The dollar hovered near a four-month high
The dollar hovered near a four-month high on Tuesday, continuing to draw support from higher Treasury yields and upbeat prospects for the U.S. economy, leaving its major rivals such as the euro struggling and others including the Argentine peso down sharply.
The market’s attention was on U.S. President Donald Trump’s decision about the future of an international nuclear agreement with Iran, which he has repeatedly threatened to withdraw from.
Trump is expected to make an announcement on the nuclear deal at 1800 GMT. A U.S. withdrawal from the deal, which eased economic sanctions in exchange for Tehran limiting its nuclear programme, would impact risk sentiment in the broader markets.
“The currency market sees the Iran announcement as a potential risk. That said, this is a theme that has been long in the works and reaction, if any, could be limited,” said Shusuke Yamada, chief Japan FX strategist at Bank of America Merrill Lynch.
Diminished market concerns over perceived risks from the U.S.-China trade spat and North Korea, have helped shift investor focus back on dollar-supportive fundamentals over the past month.
“While a U.S. withdrawal from the (Iran) deal may be a dollar-negative theme, but at least for the short term it is hard to ignore the dollar’s broad strength, particularly against emerging market currencies like the Argentine peso,” said Yukio Ishizuki, senior currency strategist at Daiwa Securities in Tokyo.
The dollar dipped was flat at 109.090 yen after going as high as 109.400 overnight. The yen is often sought in times of political tensions and market turmoil.
The dollar index against basket of six major currencies was 0.1 percent higher at 92.864 after reaching 92.974 overnight, its highest since Dec. 28.
The greenback received its latest boost as the euro sank below $1.19 for the first time this year the previous day in the wake of weaker-than-forecast data on German industrial orders and euro zone investor sentiment.
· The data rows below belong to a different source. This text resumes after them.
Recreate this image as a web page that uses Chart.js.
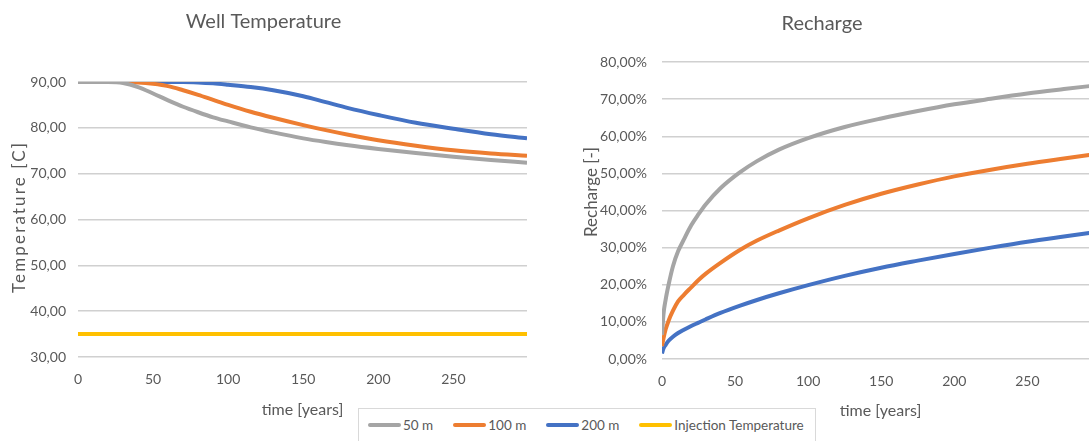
<!DOCTYPE html>
<html>
<head>
<meta charset="utf-8">
<script src="https://cdn.jsdelivr.net/npm/chart.js@4/dist/chart.umd.min.js"></script>
<style>
  html, body { margin: 0; padding: 0; background: #fff; width: 1089px; height: 441px; overflow: hidden; }
  #wrap { position: relative; width: 1089px; height: 441px; overflow: hidden; }
  #wellChart { position: absolute; left: 0; top: 0; }
  #rechargeChart { position: absolute; left: 545px; top: 0; }
  #legend {
    position: absolute; left: 358px; top: 408px; width: 458px; height: 40px;
    border: 1px solid #d9d9d9; background: #fff; box-sizing: border-box;
    display: flex; align-items: flex-start; padding: 8px 0 0 9px;
    font-family: Lato, "Open Sans", sans-serif; font-size: 13.5px; color: #595959;
  }
  .item { display: flex; align-items: center; margin-right: 20px; white-space: nowrap; }
  .swatch { width: 33px; height: 4px; margin-right: 2px; border-radius: 2px; }
</style>
</head>
<body>
<div id="wrap">
  <canvas id="wellChart" width="545" height="441"></canvas>
  <canvas id="rechargeChart" width="594" height="441"></canvas>
  <div id="legend"></div>
</div>
<script>
// Series names and colours
const seriesNames = ['50 m', '100 m', '200 m', 'Injection Temperature'];
const seriesColors = ['#a5a5a5', '#ed7d31', '#4472c4', '#ffc000'];

// Well temperature [C] over time [years]
const wellTime      = [0,  20, 30,   40,   50,   60,   70,   80,   90,   100,  115,  130,  150,  165,  180,  200,  225,  250,  275,  299];
const wellTemp50    = [90, 90, 89.8, 88.9, 87.5, 86.0, 84.6, 83.4, 82.3, 81.4, 80.1, 79.0, 77.7, 76.9, 76.2, 75.4, 74.5, 73.7, 73.0, 72.4];
const wellTemp100   = [90, 90, 90,   89.9, 89.6, 89.1, 88.2, 87.2, 86.1, 85.0, 83.5, 82.2, 80.6, 79.5, 78.5, 77.3, 76.1, 75.1, 74.4, 73.9];
const wellTemp200   = [90, 90, 90,   90,   90,   90,   90,   89.9, 89.7, 89.4, 88.9, 88.2, 86.9, 85.6, 84.3, 82.8, 81.1, 79.8, 78.6, 77.7];
const injectionTemp = [35, 35, 35,   35,   35,   35,   35,   35,   35,   35,   35,   35,   35,   35,   35,   35,   35,   35,   35,   35];

// Recharge [%] over time [years]
const rechargeTime = [0,   1,   2.5, 4.5,  7.5,  11,   15,   20,   25,   30,   40,   53,   65,   80,   100,  125,  150,  175,  200,  225,  250,  275,  299];
const recharge50   = [6.5, 12,  16,  20,   25,   29,   32.2, 36,   39,   41.7, 46,   50.2, 53.3, 56.4, 59.5, 62.5, 64.8, 66.8, 68.6, 70.1, 71.5, 72.7, 73.8];
const recharge100  = [3.5, 5.5, 8.0, 10.3, 13.0, 15.5, 17.3, 19.3, 21.3, 23.0, 25.9, 29.3, 31.9, 34.6, 37.9, 41.5, 44.5, 47.0, 49.2, 51.0, 52.6, 54.0, 55.3];
const recharge200  = [1.5, 2.8, 3.8, 4.9,  6.0,  7.0,  7.9,  8.9,  9.8,  10.7, 12.4, 14.3, 15.9, 17.7, 19.9, 22.4, 24.6, 26.5, 28.3, 30.0, 31.6, 33.0, 34.3];

// Axis ranges and tick values
const timeRange = [0, 299];
const timeTicks = [0, 50, 100, 150, 200, 250];
const tempRange = [30, 90];
const tempStep = 10;
const rechargeRange = [0, 80];
const rechargeStep = 10;

const FONT = 'Lato, "Open Sans", sans-serif';
const TEXT = '#595959';
const GRID = '#d0d0d0';

function pts(xs, ys) { return xs.map((x, i) => ({ x: x, y: ys[i] })); }
function ds(idx, xs, ys) {
  return {
    label: seriesNames[idx], data: pts(xs, ys),
    borderColor: seriesColors[idx], backgroundColor: seriesColors[idx],
    borderWidth: 4, pointRadius: 0, fill: false,
    cubicInterpolationMode: 'monotone'
  };
}
const comma = v => Number(v).toFixed(2).replace('.', ',');

// Rotated axis title drawn at a given spot, stretched to a given length
const axisTitlePlugin = {
  id: 'axisTitleAt',
  afterDraw(chart, args, opts) {
    const ctx = chart.ctx;
    (opts.items || []).forEach(it => {
      ctx.save();
      ctx.font = it.font;
      ctx.fillStyle = it.color;
      ctx.textAlign = 'left';
      ctx.textBaseline = 'middle';
      const w = ctx.measureText(it.text).width;
      let spacing = 0;
      if (it.length && it.text.length > 1) spacing = Math.max(0, (it.length - w) / (it.text.length - 1));
      ctx.letterSpacing = spacing + 'px';
      const total = w + spacing * (it.text.length - 1);
      ctx.translate(it.x, it.y);
      ctx.rotate(-Math.PI / 2);
      ctx.fillText(it.text, -total / 2, 0);
      ctx.restore();
    });
  }
};

function xScale(titlePadBottom, height) {
  return {
    type: 'linear', min: timeRange[0], max: timeRange[1],
    afterBuildTicks(s) { s.ticks = timeTicks.map(v => ({ value: v })); },
    afterFit(s) { s.height = height; },
    ticks: { padding: 14, color: TEXT, font: { family: FONT, size: 14 } },
    grid: { display: false, drawTicks: false },
    border: { display: false },
    title: { display: true, text: 'time [years]', color: TEXT, font: { family: FONT, size: 16 }, padding: { top: 0, bottom: titlePadBottom } }
  };
}

// Well temperature chart
new Chart(document.getElementById('wellChart'), {
  type: 'line',
  data: { datasets: [
    ds(0, wellTime, wellTemp50),
    ds(1, wellTime, wellTemp100),
    ds(2, wellTime, wellTemp200),
    ds(3, wellTime, injectionTemp)
  ] },
  plugins: [axisTitlePlugin],
  options: {
    responsive: false, animation: false,
    layout: { padding: { top: 0, left: 0, right: 18, bottom: 0 } },
    plugins: {
      legend: { display: false }, tooltip: { enabled: false },
      title: { display: true, text: 'Well Temperature', color: TEXT, font: { family: FONT, size: 20, weight: 'normal' }, padding: { top: 10, bottom: 48 } },
      axisTitleAt: { items: [{ text: 'Temperature [C]', x: 19.5, y: 218, length: 150, font: '17px ' + FONT, color: TEXT }] }
    },
    scales: {
      x: xScale(22, 84),
      y: {
        min: tempRange[0], max: tempRange[1],
        ticks: { stepSize: tempStep, padding: 12, color: TEXT, font: { family: FONT, size: 14 }, callback: comma },
        grid: { color: GRID, lineWidth: 1.5, drawTicks: false },
        border: { display: false },
        afterFit(s) { s.width = 78; }
      }
    }
  }
});

// Recharge chart
new Chart(document.getElementById('rechargeChart'), {
  type: 'line',
  data: { datasets: [
    ds(0, rechargeTime, recharge50),
    ds(1, rechargeTime, recharge100),
    ds(2, rechargeTime, recharge200)
  ] },
  plugins: [axisTitlePlugin],
  options: {
    responsive: false, animation: false,
    layout: { padding: { top: 0, left: 0, right: 40, bottom: 0 } },
    plugins: {
      legend: { display: false }, tooltip: { enabled: false },
      title: { display: true, text: 'Recharge', color: TEXT, font: { family: FONT, size: 20, weight: 'normal' }, padding: { top: 12, bottom: 26 } },
      axisTitleAt: { items: [{ text: 'Recharge [-]', x: 46.5, y: 192, length: 90, font: '17px ' + FONT, color: TEXT }] }
    },
    scales: {
      x: xScale(21, 82),
      y: {
        min: rechargeRange[0], max: rechargeRange[1],
        ticks: { stepSize: rechargeStep, padding: 15, color: TEXT, font: { family: FONT, size: 14 }, callback: v => comma(v) + '%' },
        grid: { color: GRID, lineWidth: 1.5, drawTicks: false },
        border: { display: false },
        afterFit(s) { s.width = 117; }
      }
    }
  }
});

// Shared legend
const legend = document.getElementById('legend');
seriesNames.forEach((name, i) => {
  const item = document.createElement('div');
  item.className = 'item';
  const sw = document.createElement('span');
  sw.className = 'swatch';
  sw.style.background = seriesColors[i];
  const tx = document.createElement('span');
  tx.textContent = name;
  item.appendChild(sw);
  item.appendChild(tx);
  legend.appendChild(item);
});
</script>
</body>
</html>
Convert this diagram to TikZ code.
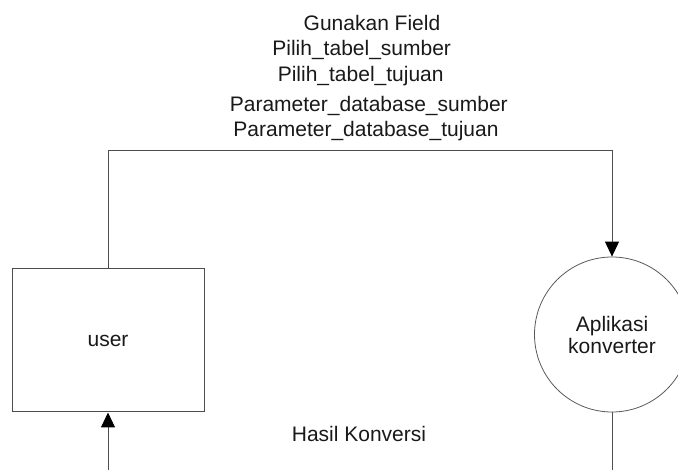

The euro was effectively flat at $1.1920 after plumbing $1.1897 the previous day, its lowest in more than four months.
The soft economic indicators added to already shrinking expectations of the European Central Bank raising interest rates any time soon, which has been a major drag on the common currency.
Rising U.S. Treasury yields and solid economic data have bolstered the dollar in recent weeks. While Friday’s U.S. payrolls data came in mixed, underlying strength in the labour market backed expectations of steady rate increases by the Federal Reserve.
Indeed, monetary policy normalisation in the United States, which has moved significantly ahead of other countries, has been a major dollar-supportive factor.
And persistent concerns over rising U.S. interest rates kept up the relentless sell-off in Latin American currencies overnight, with the Mexican, Chilean and Argentine pesos all falling more than 1 percent, while the Brazilian real lost 0.84 percent.
The Argentine peso’s slide stood out in particular as the country’s central bank had just raised rates on Friday.
Emerging market currencies have taken a hit in recent weeks as investors have shed high-yielding assets on expectations that accelerating U.S. inflation and a widening fiscal deficit could force the Fed to tighten policy at a quicker pace.
Elsewhere, the Australian dollar was down 0.25 percent at $0.7498 following the release of soft domestic retail sales data for March.
Upbeat China trade figures for April helped limit losses for the Aussie, often used as a proxy for China-related trades.
The New Zealand dollar was little changed at $0.7017.